Lo
he leído cien veces y en cien sitios distintos. Da igual. Me sigue provocando
una infinita tristeza, cada vez que vuelvo a encontrarme con la descripción,
sea en el libro que sea. Antonio Machado, con su hermano José y con su madre
(además de otros familiares y amigos), cruzando la frontera francesa y llegando
al pequeño pueblo pescador de Collioure, del que ya no pasaría y en el cual
sigue reposando. Es una escena tan lánguida, tan llena de frío, tan repleta de
derrota, que logra que las lágrimas me inunden los ojos; no lo puedo remediar.

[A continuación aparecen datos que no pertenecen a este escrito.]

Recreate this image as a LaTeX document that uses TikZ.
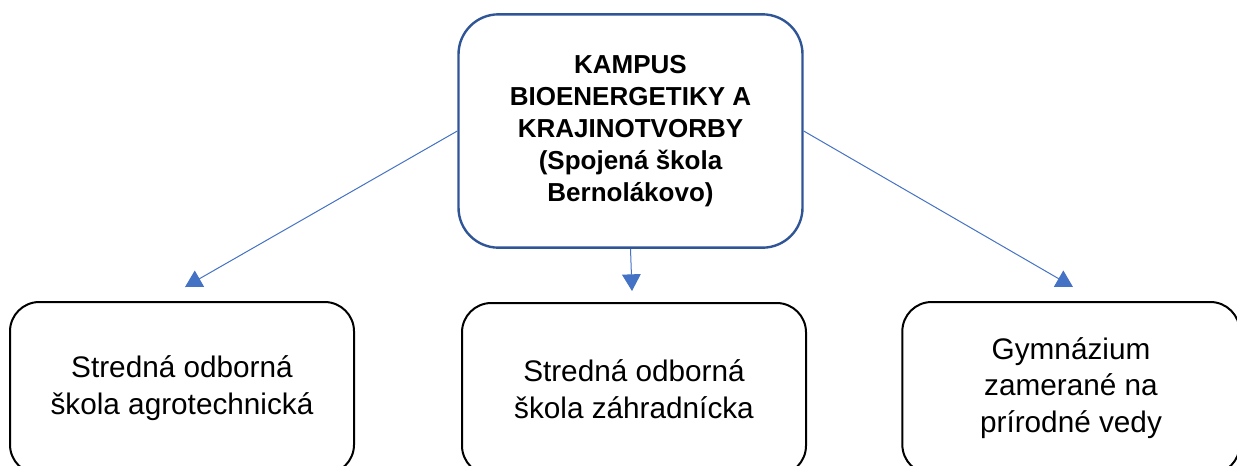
\documentclass[tikz,border=0pt]{standalone}
\usepackage{fontspec}
\setmainfont{Liberation Sans}
\usetikzlibrary{arrows.meta}
\definecolor{campusblue}{HTML}{2F5597}
\definecolor{linkblue}{HTML}{4472C4}
\begin{document}
\begin{tikzpicture}[x=0.75pt,y=-0.75pt]

      \clip (0,0) rectangle (1237,465);

      \begin{scope}[every node/.style={draw, align=center, inner sep=0pt}]
        \node[campusblue, line width=1.8pt, rounded corners=30pt,
              minimum width=258pt, minimum height=175pt,
              font=\fontsize{19.5}{24}\selectfont\bfseries, text=black]
          (campus) at (630.5,131) {KAMPUS\\BIOENERGETIKY A\\KRAJINOTVORBY\\(Spojená škola\\Bernolákovo)};
        \begin{scope}[every node/.append style={line width=1.5pt, rounded corners=22pt,
              minimum height=129pt, font=\fontsize{22.3}{27.5}\selectfont}]
          \node[minimum width=258pt] (agro)  at (182,388) {Stredná odborná\\škola agrotechnická};
          \node[minimum width=258pt] (zahr)  at (634,389) {Stredná odborná\\škola záhradnícka};
          \node[minimum width=253pt] (gymn)  at (1071,388) {Gymnázium\\zamerané na\\prírodné vedy};
        \end{scope}
      \end{scope}

      \coordinate (agrotip) at (185,287);
      \coordinate (zahrtip) at (632,291);
      \coordinate (gymntip) at (1073,287);

      \begin{scope}[every edge/.style={draw, linkblue, line width=0.75pt,
                    -{Triangle[width=14pt,length=12.5pt]}}]
        \path (campus.west)  edge (agrotip);
        \path (campus.south) edge (zahrtip);
        \path (campus.east)  edge (gymntip);
      \end{scope}

    \end{tikzpicture}
\end{document}
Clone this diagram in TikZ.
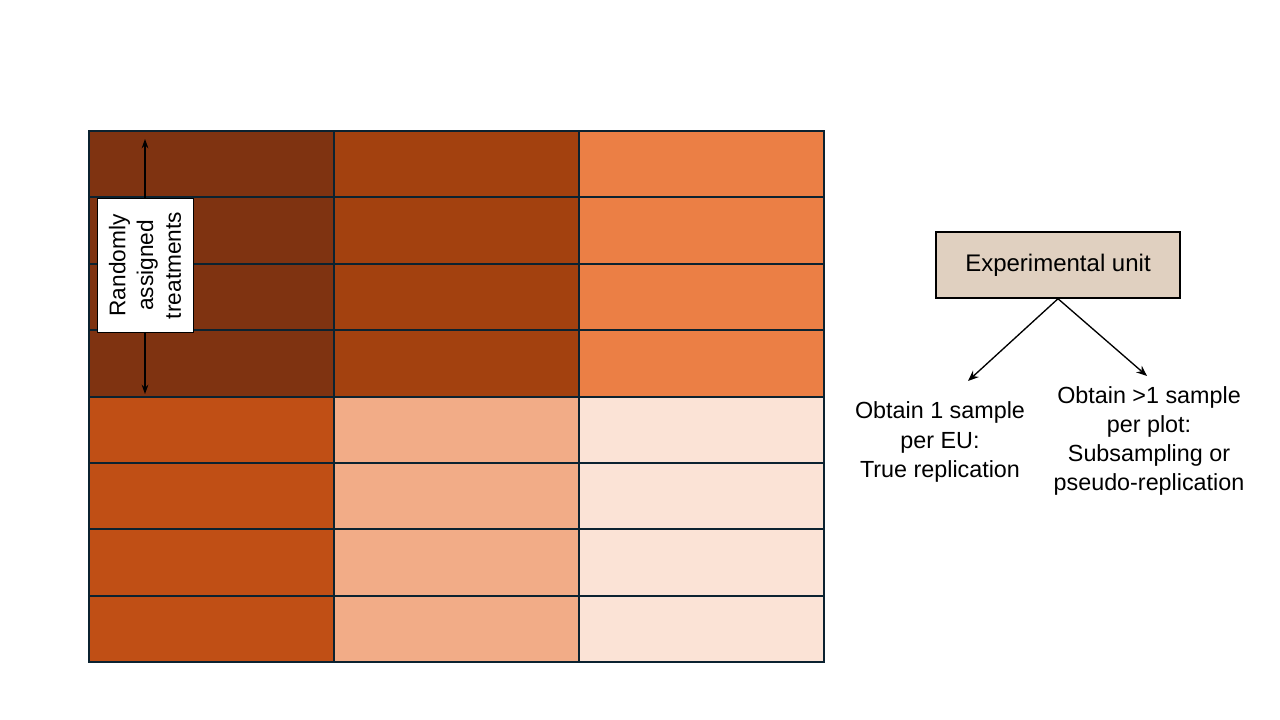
\documentclass[tikz,border=0pt]{standalone}
\usepackage{fontspec}
\setmainfont{Liberation Sans}
\usepackage{tikz}
\usetikzlibrary{arrows.meta}

\definecolor{plotdarkest}{HTML}{7F3311}
\definecolor{plotdark}{HTML}{A3410F}
\definecolor{plotmid}{HTML}{EB7F45}
\definecolor{plotrust}{HTML}{C04F15}
\definecolor{plotlight}{HTML}{F2AC87}
\definecolor{plotpale}{HTML}{FBE3D6}
\definecolor{gridnavy}{HTML}{0B2230}
\definecolor{eutan}{HTML}{E0D0C0}

\begin{document}
\begin{tikzpicture}[x=0.75pt, y=-0.75pt, line width=1.5pt,
    gridline/.style={draw=gridnavy, line width=1.5pt},
    treatbox/.style={draw=black, line width=0.75pt, fill=white, align=center, inner sep=0pt,
        minimum width=101pt, minimum height=72pt, font=\fontsize{17}{20.8}\selectfont},
    eubox/.style={draw=black, line width=1.1pt, fill=eutan, inner sep=0pt,
        minimum width=183pt, minimum height=49.5pt, font=\fontsize{18}{21.5}\selectfont},
    sampletext/.style={align=center, inner sep=0pt, font=\fontsize{17.5}{21.9}\selectfont},
    samplearrow/.style={-{Stealth[length=8pt, width=6.5pt]}, line width=1pt}]
    \useasboundingbox (0,0) rectangle (1280,720);

    % plots
    \fill[plotdarkest] (89,131) rectangle (334,397);
    \fill[plotdark] (334,131) rectangle (579,397);
    \fill[plotmid] (579,131) rectangle (824,397);
    \fill[plotrust] (89,397) rectangle (334,662);
    \fill[plotlight] (334,397) rectangle (579,662);
    \fill[plotpale] (579,397) rectangle (824,662);

    \foreach \r in {1,...,7}
        \draw[gridline] (89,{131+66.375*\r}) -- (824,{131+66.375*\r});
    \draw[gridline] (334,131) -- (334,662);
    \draw[gridline] (579,131) -- (579,662);
    \draw[gridline, line width=2pt] (89,131) rectangle (824,662);

    % treatments
    \coordinate (randtop) at (145,139);
    \coordinate (randbot) at (145,394);
    \draw[{Stealth[length=7pt, width=5pt]}-{Stealth[length=7pt, width=5pt]}, line width=1pt] (randtop) -- (randbot);
    \node[treatbox, rotate=90] (rand) at (145,265.5) {Randomly\\assigned\\treatments};

    % experimental unit
    \node[eubox] (eu) at (1058,265) {\raisebox{-1.5pt}{Experimental unit}};
    \node[sampletext] (one) at (940,442) {Obtain 1 sample\\per EU:\\True replication};
    \node[sampletext] (many) at (1149,441) {Obtain >1 sample\\per plot:\\Subsampling or\\pseudo-replication};
    \coordinate (onetip) at (968,381);
    \coordinate (manytip) at (1147,376);
    \draw[samplearrow] (eu.south) -- (onetip);
    \draw[samplearrow] (eu.south) -- (manytip);
\end{tikzpicture}
\end{document}
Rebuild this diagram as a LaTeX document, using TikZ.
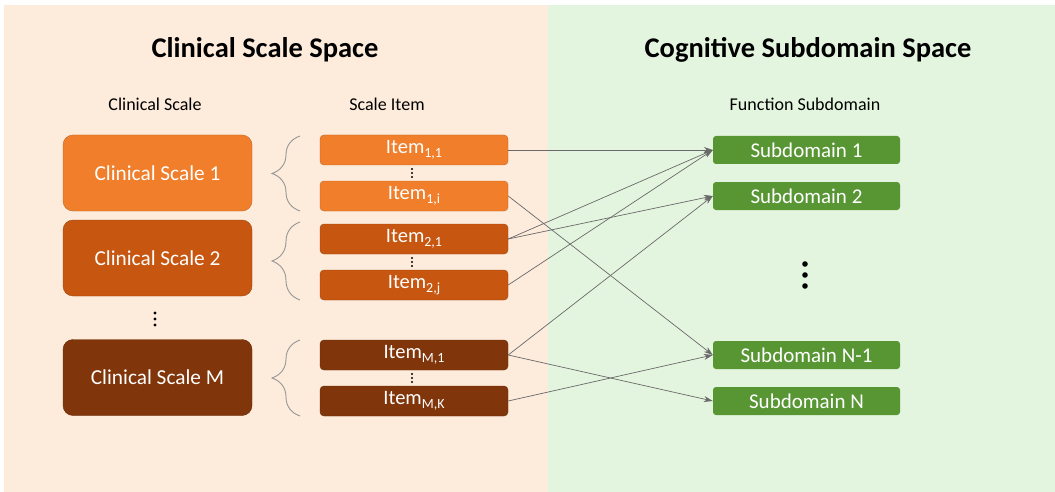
\documentclass[tikz,border=0pt]{standalone}
\usepackage{fontspec}
\setmainfont{Carlito}
\usetikzlibrary{arrows.meta,decorations.pathreplacing}

\definecolor{bgorange}{RGB}{253,235,220}
\definecolor{bggreen}{RGB}{228,245,223}
\definecolor{scaleA}{RGB}{240,126,42}
\definecolor{scaleB}{RGB}{198,86,16}
\definecolor{scaleC}{RGB}{128,54,10}
\definecolor{subgreen}{RGB}{88,150,52}
\definecolor{linkgray}{RGB}{105,105,105}
\definecolor{bracegray}{RGB}{150,150,150}

\newcommand{\itemsub}[1]{\raisebox{-0.4ex}{\fontsize{14}{14}\selectfont #1}}

\tikzset{
  title/.style={font=\fontsize{28.5}{32}\selectfont\bfseries},
  header/.style={font=\fontsize{18}{21}\selectfont},
  scalebox/.style={draw=#1!80!black, fill=#1, rounded corners=10pt, minimum width=189pt,
    minimum height=76pt, text=white, font=\fontsize{21.3}{25}\selectfont},
  itembox/.style={draw=#1!80!black, fill=#1, rounded corners=4pt, minimum width=188pt,
    minimum height=30pt, text=white, font=\fontsize{20.5}{24}\selectfont},
  subbox/.style={fill=subgreen, rounded corners=3pt, minimum width=187pt,
    minimum height=28pt, text=white, font=\fontsize{21}{24}\selectfont},
  link/.style={draw=linkgray, line width=0.7pt, -{Stealth[length=9pt,width=6pt]}},
  bracket/.style={draw=bracegray, line width=0.9pt, decorate,
    decoration={brace, amplitude=28pt}},
}

\begin{document}
\begin{tikzpicture}[x=1pt, y=-1pt]
\useasboundingbox (0,0) rectangle (1055,492);
% Sfondi
\fill[bgorange] (4,5) rectangle (548,492);
\fill[bggreen] (548,5) rectangle (1055,492);

% Titoli
\node[title] (lefttitle) at (265,50) {Clinical Scale Space};
\node[title] (righttitle) at (808,50) {Cognitive Subdomain Space};
\node[header] (scalehead) at (155,104) {Clinical Scale};
\node[header] (itemhead) at (387,104) {Scale Item};
\node[header] (subhead) at (805,104) {Function Subdomain};

% Scale cliniche
\node[scalebox=scaleA] (scale1) at (157.5,173) {Clinical Scale 1};
\node[scalebox=scaleB] (scale2) at (157.5,258) {Clinical Scale 2};
\node[scalebox=scaleC] (scaleM) at (157.5,377.5) {Clinical Scale M};
\foreach \y in {313,319,325} \fill (155,\y) circle (1.6pt);

% Parentesi
\draw[bracket] (300,211) -- (300,136);
\draw[bracket] (300,300) -- (300,222);
\draw[bracket] (300,416) -- (300,340);

% Item
\node[itembox=scaleA] (item11) at (414,150) {Item\itemsub{1,1}};
\node[itembox=scaleA] (item1i) at (414,196) {Item\itemsub{1,i}};
\node[itembox=scaleB] (item21) at (414,239) {Item\itemsub{2,1}};
\node[itembox=scaleB] (item2j) at (414,285) {Item\itemsub{2,j}};
\node[itembox=scaleC] (itemM1) at (414,355) {Item\itemsub{M,1}};
\node[itembox=scaleC] (itemMK) at (414,401) {Item\itemsub{M,K}};
\foreach \y in {169,173,177} \fill (412,\y) circle (1.1pt);
\foreach \y in {258,262,266} \fill (412,\y) circle (1.1pt);
\foreach \y in {374,378,382} \fill (412,\y) circle (1.1pt);

% Sottodomini
\node[subbox] (sub1) at (806.5,150) {Subdomain 1};
\node[subbox] (sub2) at (806.5,196) {Subdomain 2};
\node[subbox] (subN1) at (806.5,355) {Subdomain N-1};
\node[subbox] (subN) at (806.5,401) {Subdomain N};
\foreach \y in {264,275,286} \fill (805,\y) circle (2.8pt);

% Collegamenti
\draw[link] (item11.east) -- (sub1.west);
\draw[link] (item1i.east) -- (subN1.west);
\draw[link] (item21.east) -- (sub1.west);
\draw[link] (item21.east) -- (sub2.west);
\draw[link] (item2j.east) -- (sub1.west);
\draw[link] (itemM1.east) -- (sub2.west);
\draw[link] (itemM1.east) -- (subN.west);
\draw[link] (itemMK.east) -- (subN1.west);
\end{tikzpicture}
\end{document}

Tampoco quiero hacerlo. Y si la pregunta que se me formula es por qué leo
tantas veces la misma historia, si ya conozco su desarrollo (atroz) y su final
(terrible), la respuesta es sencilla: porque me gusta recordar lo que no debió
ocurrir, porque experimento la desazón retrospectiva de encontrarme una y otra
vez con aquella España cavernícola y sangrienta, con aquel país cainita y
sañudo, que se cebó de forma inmisericorde con el medio país derrotado, al que
solamente tendió la mano para agarrarlo del cuello y apretar. Por eso leo, una
y otra vez: para saber lo que ocurrió y lo que no puede volver a ocurrir, para
detectar las señales que anuncian el camino aciago y prevenirlas a tiempo. Por
eso me he sumergido con zozobra y con desasosiego en las páginas de Exilio y
muerte de Antonio Machado, de Joaquín Gómez Burón, donde se rastrean los
pormenores de las últimas semanas del poeta y su triste cortejo; y donde he
subrayado varios datos que ignoraba: que la última imagen del cadáver de
Machado, envuelto en la bandera republicana, es obra de M. Frere, un escultor
que vivía en Saint Genis des Fontaines; que la caja donde se llevó su cuerpo
fue abonada por Sebastián Figueras; o que a finales de 1957 el escritor Albert
Camus donó la cantidad de 40.000 francos para ayudar en la construcción de una
tumba digna para el poeta sevillano.
Pero,
sobre todo, reconozco que el máximo grado de emoción lo he obtenido al
contemplar algunas de las imágenes que este valioso volumen incorpora: las
crudas instantáneas de las personas que se amontonaron en Port Bou, huyendo de
las represalias de los vencedores; la gruesa cadena que los retenía (ganado
hambriento) en la frontera de Cerbère; el campo de concentración de
Argelès-sur-Mer, donde se los hacinó; la hoja de registro del hotel
Bougnol-Quintana, en la que Antonio Machado figura con el número 675; o un par
de fotos estupendas de la propia Madame Quintana (en una de ellas, mostrando la
caja de madera en la que Machado guardaba tierra española, para que la pusieran
en su tumba).
Libro magnífico, tanto literaria como visualmente, que sirve para mantener vivo un recuerdo que los años no deben erosionar.
1 comentario:
Pues cuando visitas la tumba, en aquel pueblecito costero, casi irrelevante a pesar de la peregrinación constante, se te pone un nudo en el estómago y se reavivan todas las tristezas históricas de este desdichado país.